Network: NBC
Original Air Date: May 7th, 1977
Irwin Allen brought disaster movies to both the big and small screen. He produced Fire in between The Poseidon Adventure and The Swarm, along with several other tele-film treats (including Flood). This is so not like me, but I do prefer his theatricals to his television fare. It’s not that Fire is a bad movie really, but it is easy to lose patience with its somnolent pacing and feels just a tad too long.
Fire starts with a bunch of convicts working in the forest. One of them (Neville Brand) starts a somewhat minor blaze, and the rest of the chain gang attempt to extinguish it. However, it reignites and the inferno heads towards the sleepy community of Silverton. The melodrama rages just as strongly in this village as we see that the burning fires are both literal and metaphorical. Alex (Alex Cord) and Peggy (Patty Duke) are reluctantly heading towards a divorce while Sam (Earnest Borgnine, who replaced Fred MacMurray) and Martha (Vera Miles) are heading towards potential coupledom and Harriet (Donna Mills) has her trajectory set towards total hysteria when one of her grade school students is lost in the fiery forest!
While I do love a good soap, and I certainly enjoy watching things go up in flames, the romance stories simply aren’t that captivating. The section of the film dedicated to a convict named Frank (Erik Estrada) attempting to escape so he can prove his innocence leads nowhere, and that desperate search for a child named Judy (Michelle Stacy) is anti-climatic at best.

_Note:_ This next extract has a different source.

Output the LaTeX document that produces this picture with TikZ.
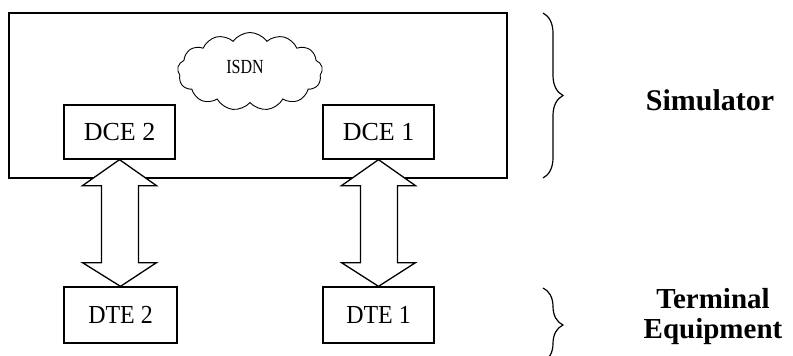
\documentclass[tikz,border=0pt]{standalone}
\usepackage{fontspec}
\setmainfont{Liberation Serif}
\usetikzlibrary{shapes.symbols,decorations.pathreplacing,calc}
\begin{document}
\begin{tikzpicture}[x=1pt,y=-1pt,line width=1.3pt,
  box/.style={draw,inner sep=0pt,font=\fontsize{26}{28}\selectfont},
  dblarrow/.style={draw,fill=white,line join=miter},
  bracestyle/.style={decorate,decoration={brace,amplitude=20pt}},
  lbl/.style={font=\fontsize{30}{30}\selectfont\bfseries,align=center}]
\useasboundingbox (0,0) rectangle (793,356);
% outer simulator box
\node[draw,inner sep=0pt,minimum width=498pt,minimum height=165pt] (simbox) at (258,95.5) {};
% cloud
\node[cloud,draw,line width=0.9pt,cloud puffs=13,cloud puff arc=110,aspect=1.9,
      inner sep=0pt,minimum width=145pt,minimum height=78pt] (isdn) at (250,71.5) {};
\node[font=\fontsize{20}{20}\selectfont] (isdnlbl) at (245,67) {\scalebox{0.8}[1]{ISDN}};
% boxes
\node[box,minimum width=111pt,minimum height=54pt] (dce2) at (119.5,132) {DCE 2};
\node[box,minimum width=111pt,minimum height=54pt] (dce1) at (378.5,132) {DCE 1};
\node[box,minimum width=113pt,minimum height=56pt] (dte2) at (120.5,315) {\scalebox{0.92}[1]{DTE 2}};
\node[box,minimum width=111pt,minimum height=56pt] (dte1) at (378.5,315) {\scalebox{0.92}[1]{DTE 1}};
% double arrows
\foreach \a/\b in {dce2/dte2,dce1/dte1}{
  \draw[dblarrow] (\a.south) coordinate (t)
    -- ($(t)+(37,26)$) -- ($(t)+(19,26)$) -- ($(t)+(19,103)$) -- ($(t)+(37,103)$)
    -- (\b.north)
    -- ($(t)+(-37,103)$) -- ($(t)+(-18,103)$) -- ($(t)+(-18,26)$) -- ($(t)+(-37,26)$) -- cycle;
}
% braces
\coordinate (b1a) at (543,13);
\coordinate (b1b) at (543,178);
\coordinate (b2a) at (543,288);
\coordinate (b2b) at (543,362);
\draw[bracestyle,line width=1.2pt] (b1a) -- (b1b);
\draw[bracestyle,line width=1.2pt] (b2a) -- (b2b);
\node[lbl] (simlbl) at (710,100) {Simulator};
\node[lbl,font=\fontsize{29}{30}\selectfont\bfseries] (telbl) at (713,317) {Terminal\\Equipment};
\end{tikzpicture}
\end{document}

Although the stories are bare and mostly uninvolving, seeing this cavalcade of small screen actor awesomeness made up for a lot of Fire’s downfalls. The film, which was shot at Burbank Studios and in Oregon, cost $2.7 million, making it the most expensive TVM at the time of its production. The crew took advantage of slash burnings in Oregon and used them in their footage. So, what Fire does have, obviously, is lots and lots of fire, and true to Allen’s slick sense of suspense, you are never sure who is going to get out alive. There was one death in the film that had me gasping, and isn’t that why we are drawn to the disaster genre? These films feature large scale calamities with all the glamour of any other major film but are also all the more traumatic through the unknown tragedies that may lie ahead! We are a complicated species!
Irwin Allen liked to think big with his small screen disasters and made a deal with Warner Bros. to release his tele-films overseas theatrically. In an interview Allen joked, “I created a marriage between Warner Bros. International and the network. To the profit of both and to myself, of course.” For Fire and Flood, the network and the studio put up the money, which made the films half as expensive for both companies. Allen liked that his films were about big visuals, and could translate to any audience. He said, “They can almost be seen without dialogue. They are action films with basic human appeal.” There is a reason this guy was nicknamed the Master of Disaster!
The 120-minute film was re-edited into a 90-minute feature and aired as a twin bill alongside Flood, on June 11th, 1978. It was nicknamed TV’s first disaster double feature! And if you'd like to reenact this doubleheader, you can buy both Flood and Fire on DVD through Warner Archive!
The theatrical poster for Fire |
1 comment:
Fire! is indeed a pretty sorry movie, the sorriest of Irwin Allen's TV disaster movies--neither good nor bad enough to be really enjoyable. You can't pretend everyone's "trapped" when they're running back and forth so freely, there's too much mismatched stock footage and a few continuity issues (primarily little Judy, who winds up unconscious with a lump on her noggin from some offscreen mishap).
But there are a few moments of grand silliness; BEAR OUT OF NOWHERE!, for example, or that one kid who gets trapped because he forgets how doors work.
If I were to rank 'em on the basis of great casting and sheer awfulness, The Night The Bridge Fell Down would come out on top, easily. The special effects are horrible, but James MacArthur, Barbara Rush, Leslie Nielsen, Gregory Sierra, Eva Plumb, and Desi Arnaz Jr. make the best little ensemble since the Poseidon rolled over.
Flood! would come next (Another kid with a head injury! Jeez! Not to mention Roddy McDowall completely wasted in a weird overlong cameo), then Hanging By A Thread, Allen's three-hour ripoff of the seventy-minute Skyway to Death featuring that ATCHKA!! guy from The Incredible Melting Man.
Cave-In! has Ray Milland and Leslie Nielsen (and James Olson's phenomenal over-the-top turn as an armed crook), but it's also a suspense-free affair directed with absolutely no flair whatsoever. The soapy flashbacks are more entertaining than the lame perils the cast faces. Sadly, it's still more enjoyable than Fire!